Julio Jones is not getting the re-worked contract he desires this summer, per Jeff Schultz over at The Athletic. As our own Matthew Chambers wrote last night, many of us had sort of settled into the idea that some sort of deal was in the offing, which makes this at least a mild surprise.

It won’t come as a surprise to Julio Jones, however. Chances are he’s not hearing this for the first time from Schultz, and undoubtedly he’s either mulling or has already mulled what this means for Falcons training camp a week from now. With the team reportedly drawing a line in the sand and refusing to re-work his contract until after the 2018 season, Julio has to be considering whether a further holdout can change his situation or not. We fully expect him to suit up for the season—he’s not going to start losing game checks, and he’s way too competitive for that in the first place—but there’s still potential for this to drag further into the summer, and if this report is accurate, no chance of him getting that deal.

Will he show up? Here are some reasons to be optimism and pessimistic about that outcome.

Reasons for optimism

  • Julio showed up to Matt Ryan’s passing camp. That’s a gesture of goodwill and a chance to get some work in, yes, but it may also indicate that after spending most of the offseason away from the team, Julio is ready to come back.
  • If the Falcons have made it clear to Julio that they’re planning to re-work his deal following the 2018 season, then there’s a clear deadline to be met, which is (from everything we know) more than Jones had when he began his holdout. I don’t think Julio embarked on this contract quest to be told “wait until later,” but it’s possible that carrot is enough to get him into camp.

Reasons for pessimism

  • The only card Julio has to play, leverage-wise, is to continue to hold out. If he’s adamant about getting some kind of alteration to his deal done this calendar year, Julio’s only real choice is to not show up, make this thing ugly and nerve-wracking for the team, and hope they break precedent and cave. Considering everyone was saying the right thing and both sides were talking earlier this summer and the Falcons still ultimately landed on doing nothing, I can’t say I’m optimistic about a continued holdout changing anything, but it’s really the only tool in the toolbox for #11.
  • Even if he’s not hoping to force the team’s hand, taking a day, a few days or a week away from training camp still sends a strong message that Julio’s not happy with the way things have gone. That’s a salvo Julio, who doesn’t have much in the way of guaranteed money after this season, might be willing to fire.

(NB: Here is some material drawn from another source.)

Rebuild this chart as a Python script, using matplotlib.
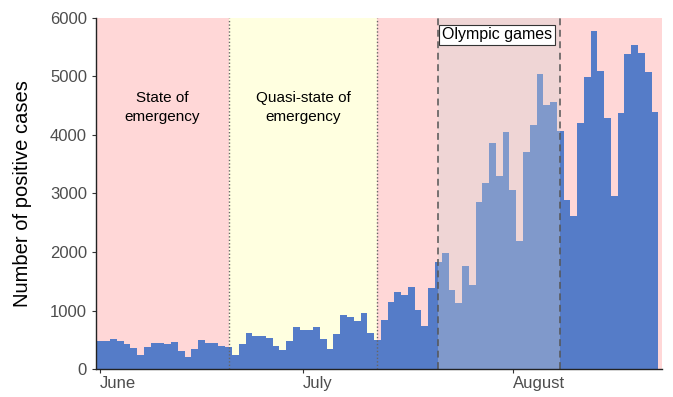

My guess is that Julio’s holdout will be a short one, if he elects to continue it, given how close we’re getting to the season. Julio has done a nice job of remaining publicly amicable this entire time, but as Schultz noted in his piece, there’s little chance he’s happy the Falcons won’t budge and this is one very public way to say so. But after an offseason of guesswork about Julio’s intentions and holdouts, most of which have proven to be wrong after breaking reports like these, I’m done guessing.

As I’m hoping for a Super Bowl season for the Falcons and a healthy, great season from Julio Jones, I’ll just hope we can stop discussing this soon, either way.